[START]

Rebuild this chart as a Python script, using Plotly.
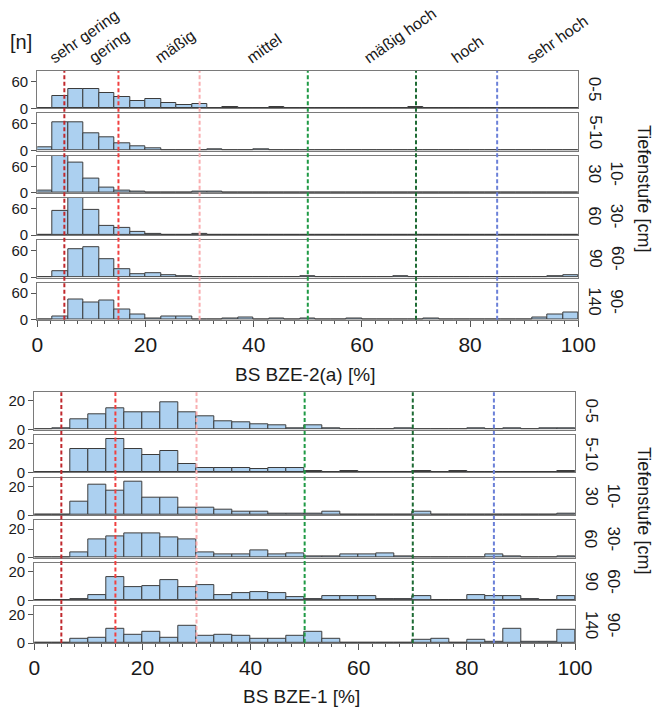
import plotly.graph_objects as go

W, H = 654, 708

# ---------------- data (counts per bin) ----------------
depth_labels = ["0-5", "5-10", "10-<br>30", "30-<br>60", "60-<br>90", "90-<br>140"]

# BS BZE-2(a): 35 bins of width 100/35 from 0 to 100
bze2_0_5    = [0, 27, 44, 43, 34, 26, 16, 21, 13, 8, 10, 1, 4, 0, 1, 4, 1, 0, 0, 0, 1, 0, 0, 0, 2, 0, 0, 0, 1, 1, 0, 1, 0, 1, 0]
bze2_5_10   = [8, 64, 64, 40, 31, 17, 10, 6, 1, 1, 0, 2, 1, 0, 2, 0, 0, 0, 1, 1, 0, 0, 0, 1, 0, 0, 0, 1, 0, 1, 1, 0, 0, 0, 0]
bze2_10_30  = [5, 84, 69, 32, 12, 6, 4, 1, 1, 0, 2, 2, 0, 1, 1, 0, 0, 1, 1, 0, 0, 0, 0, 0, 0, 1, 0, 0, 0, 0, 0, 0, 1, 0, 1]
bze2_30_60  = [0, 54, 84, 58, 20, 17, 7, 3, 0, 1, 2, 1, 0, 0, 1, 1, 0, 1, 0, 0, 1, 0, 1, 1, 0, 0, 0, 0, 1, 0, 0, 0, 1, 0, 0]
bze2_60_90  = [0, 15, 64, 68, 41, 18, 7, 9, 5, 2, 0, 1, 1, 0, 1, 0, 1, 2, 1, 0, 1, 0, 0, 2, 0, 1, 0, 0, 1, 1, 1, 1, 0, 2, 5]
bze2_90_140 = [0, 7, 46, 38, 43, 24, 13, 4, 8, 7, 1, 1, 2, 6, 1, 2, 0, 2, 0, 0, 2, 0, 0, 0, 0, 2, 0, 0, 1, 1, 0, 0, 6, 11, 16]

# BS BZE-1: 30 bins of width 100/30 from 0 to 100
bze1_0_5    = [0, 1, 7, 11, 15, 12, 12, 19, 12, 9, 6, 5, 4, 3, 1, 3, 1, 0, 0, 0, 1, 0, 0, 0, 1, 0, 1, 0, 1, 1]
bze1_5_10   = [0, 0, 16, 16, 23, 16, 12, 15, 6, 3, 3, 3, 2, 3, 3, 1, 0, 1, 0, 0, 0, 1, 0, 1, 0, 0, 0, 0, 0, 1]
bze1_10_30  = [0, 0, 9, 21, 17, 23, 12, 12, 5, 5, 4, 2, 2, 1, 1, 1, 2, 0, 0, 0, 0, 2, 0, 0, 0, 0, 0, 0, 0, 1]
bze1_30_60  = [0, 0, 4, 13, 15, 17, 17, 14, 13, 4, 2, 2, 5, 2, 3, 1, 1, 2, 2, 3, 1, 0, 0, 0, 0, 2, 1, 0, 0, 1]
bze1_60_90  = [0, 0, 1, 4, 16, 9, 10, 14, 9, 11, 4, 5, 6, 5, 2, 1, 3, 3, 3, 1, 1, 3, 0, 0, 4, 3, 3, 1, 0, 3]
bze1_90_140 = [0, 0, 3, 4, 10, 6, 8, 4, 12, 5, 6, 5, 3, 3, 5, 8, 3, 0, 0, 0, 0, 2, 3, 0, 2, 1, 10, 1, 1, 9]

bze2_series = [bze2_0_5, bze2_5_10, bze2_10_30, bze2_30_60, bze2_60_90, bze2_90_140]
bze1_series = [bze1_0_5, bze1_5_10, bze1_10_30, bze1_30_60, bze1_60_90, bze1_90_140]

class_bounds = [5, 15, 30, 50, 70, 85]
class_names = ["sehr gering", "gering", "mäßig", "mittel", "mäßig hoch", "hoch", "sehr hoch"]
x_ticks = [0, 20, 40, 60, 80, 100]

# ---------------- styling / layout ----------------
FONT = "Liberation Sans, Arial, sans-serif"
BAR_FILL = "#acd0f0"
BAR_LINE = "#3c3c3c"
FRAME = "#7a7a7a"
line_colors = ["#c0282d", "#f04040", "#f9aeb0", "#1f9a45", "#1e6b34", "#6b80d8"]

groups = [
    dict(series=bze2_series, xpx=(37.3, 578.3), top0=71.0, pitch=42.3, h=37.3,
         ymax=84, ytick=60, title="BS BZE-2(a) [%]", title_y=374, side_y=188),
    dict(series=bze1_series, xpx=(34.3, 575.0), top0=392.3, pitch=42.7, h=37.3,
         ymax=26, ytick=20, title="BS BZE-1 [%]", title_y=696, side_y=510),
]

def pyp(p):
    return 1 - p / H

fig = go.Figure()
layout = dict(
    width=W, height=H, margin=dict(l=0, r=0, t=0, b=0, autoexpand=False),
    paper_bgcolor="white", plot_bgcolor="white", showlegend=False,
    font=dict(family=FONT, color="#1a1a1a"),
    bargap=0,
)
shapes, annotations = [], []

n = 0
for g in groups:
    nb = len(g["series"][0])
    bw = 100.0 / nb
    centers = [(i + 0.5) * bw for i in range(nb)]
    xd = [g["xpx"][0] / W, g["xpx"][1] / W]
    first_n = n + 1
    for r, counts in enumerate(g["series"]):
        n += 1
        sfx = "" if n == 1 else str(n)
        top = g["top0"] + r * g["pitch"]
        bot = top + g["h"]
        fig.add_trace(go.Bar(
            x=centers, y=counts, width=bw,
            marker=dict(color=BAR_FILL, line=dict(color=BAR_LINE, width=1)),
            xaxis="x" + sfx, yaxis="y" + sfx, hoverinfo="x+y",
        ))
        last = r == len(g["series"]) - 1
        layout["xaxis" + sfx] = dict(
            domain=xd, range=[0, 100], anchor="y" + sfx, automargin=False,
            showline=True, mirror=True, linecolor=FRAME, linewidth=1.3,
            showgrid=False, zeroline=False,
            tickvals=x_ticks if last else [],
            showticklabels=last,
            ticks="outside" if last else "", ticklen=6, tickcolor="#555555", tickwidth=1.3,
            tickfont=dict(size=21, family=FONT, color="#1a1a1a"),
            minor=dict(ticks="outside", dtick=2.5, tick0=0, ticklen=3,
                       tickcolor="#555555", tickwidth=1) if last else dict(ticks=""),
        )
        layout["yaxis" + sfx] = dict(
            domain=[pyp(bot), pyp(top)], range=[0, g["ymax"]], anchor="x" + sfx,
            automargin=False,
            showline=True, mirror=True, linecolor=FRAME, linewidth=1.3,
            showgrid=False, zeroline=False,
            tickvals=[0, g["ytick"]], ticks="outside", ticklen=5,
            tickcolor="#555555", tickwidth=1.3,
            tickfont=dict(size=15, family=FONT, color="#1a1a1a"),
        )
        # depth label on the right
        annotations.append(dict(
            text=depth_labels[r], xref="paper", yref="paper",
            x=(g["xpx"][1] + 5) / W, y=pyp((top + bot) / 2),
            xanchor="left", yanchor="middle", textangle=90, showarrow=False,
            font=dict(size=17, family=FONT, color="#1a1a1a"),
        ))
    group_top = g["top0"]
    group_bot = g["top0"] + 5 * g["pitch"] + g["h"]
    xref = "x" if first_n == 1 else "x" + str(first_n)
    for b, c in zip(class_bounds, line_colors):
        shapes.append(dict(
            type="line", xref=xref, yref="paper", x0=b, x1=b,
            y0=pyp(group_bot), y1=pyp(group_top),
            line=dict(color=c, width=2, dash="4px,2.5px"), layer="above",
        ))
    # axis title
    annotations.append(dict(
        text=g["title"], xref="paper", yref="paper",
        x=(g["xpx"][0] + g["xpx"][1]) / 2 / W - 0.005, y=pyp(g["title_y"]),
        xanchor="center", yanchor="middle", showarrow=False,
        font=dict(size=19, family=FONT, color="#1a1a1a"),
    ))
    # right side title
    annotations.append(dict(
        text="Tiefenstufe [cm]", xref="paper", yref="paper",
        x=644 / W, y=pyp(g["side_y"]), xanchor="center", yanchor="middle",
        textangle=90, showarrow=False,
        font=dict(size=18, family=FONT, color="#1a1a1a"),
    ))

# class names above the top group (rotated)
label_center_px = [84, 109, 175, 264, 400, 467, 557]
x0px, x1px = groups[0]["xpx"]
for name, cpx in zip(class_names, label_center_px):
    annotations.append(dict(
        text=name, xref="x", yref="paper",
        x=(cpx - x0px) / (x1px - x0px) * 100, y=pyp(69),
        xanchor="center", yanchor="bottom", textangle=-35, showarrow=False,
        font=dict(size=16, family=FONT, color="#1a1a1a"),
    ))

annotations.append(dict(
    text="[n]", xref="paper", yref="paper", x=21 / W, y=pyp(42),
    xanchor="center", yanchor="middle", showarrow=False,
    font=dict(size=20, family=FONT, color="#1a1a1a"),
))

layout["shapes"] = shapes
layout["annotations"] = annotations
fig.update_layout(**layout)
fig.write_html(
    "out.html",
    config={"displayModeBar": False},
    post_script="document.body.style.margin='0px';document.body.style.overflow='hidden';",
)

[END]

What to work on: Leave out the pictures and repeat exactly the lines from the start of the material through the line that contains "0, 6, 11, 16]", both included.

Problem solution:
Rebuild this chart as a Python script, using Plotly.
import plotly.graph_objects as go

W, H = 654, 708

# ---------------- data (counts per bin) ----------------
depth_labels = ["0-5", "5-10", "10-<br>30", "30-<br>60", "60-<br>90", "90-<br>140"]

# BS BZE-2(a): 35 bins of width 100/35 from 0 to 100
bze2_0_5    = [0, 27, 44, 43, 34, 26, 16, 21, 13, 8, 10, 1, 4, 0, 1, 4, 1, 0, 0, 0, 1, 0, 0, 0, 2, 0, 0, 0, 1, 1, 0, 1, 0, 1, 0]
bze2_5_10   = [8, 64, 64, 40, 31, 17, 10, 6, 1, 1, 0, 2, 1, 0, 2, 0, 0, 0, 1, 1, 0, 0, 0, 1, 0, 0, 0, 1, 0, 1, 1, 0, 0, 0, 0]
bze2_10_30  = [5, 84, 69, 32, 12, 6, 4, 1, 1, 0, 2, 2, 0, 1, 1, 0, 0, 1, 1, 0, 0, 0, 0, 0, 0, 1, 0, 0, 0, 0, 0, 0, 1, 0, 1]
bze2_30_60  = [0, 54, 84, 58, 20, 17, 7, 3, 0, 1, 2, 1, 0, 0, 1, 1, 0, 1, 0, 0, 1, 0, 1, 1, 0, 0, 0, 0, 1, 0, 0, 0, 1, 0, 0]
bze2_60_90  = [0, 15, 64, 68, 41, 18, 7, 9, 5, 2, 0, 1, 1, 0, 1, 0, 1, 2, 1, 0, 1, 0, 0, 2, 0, 1, 0, 0, 1, 1, 1, 1, 0, 2, 5]
bze2_90_140 = [0, 7, 46, 38, 43, 24, 13, 4, 8, 7, 1, 1, 2, 6, 1, 2, 0, 2, 0, 0, 2, 0, 0, 0, 0, 2, 0, 0, 1, 1, 0, 0, 6, 11, 16]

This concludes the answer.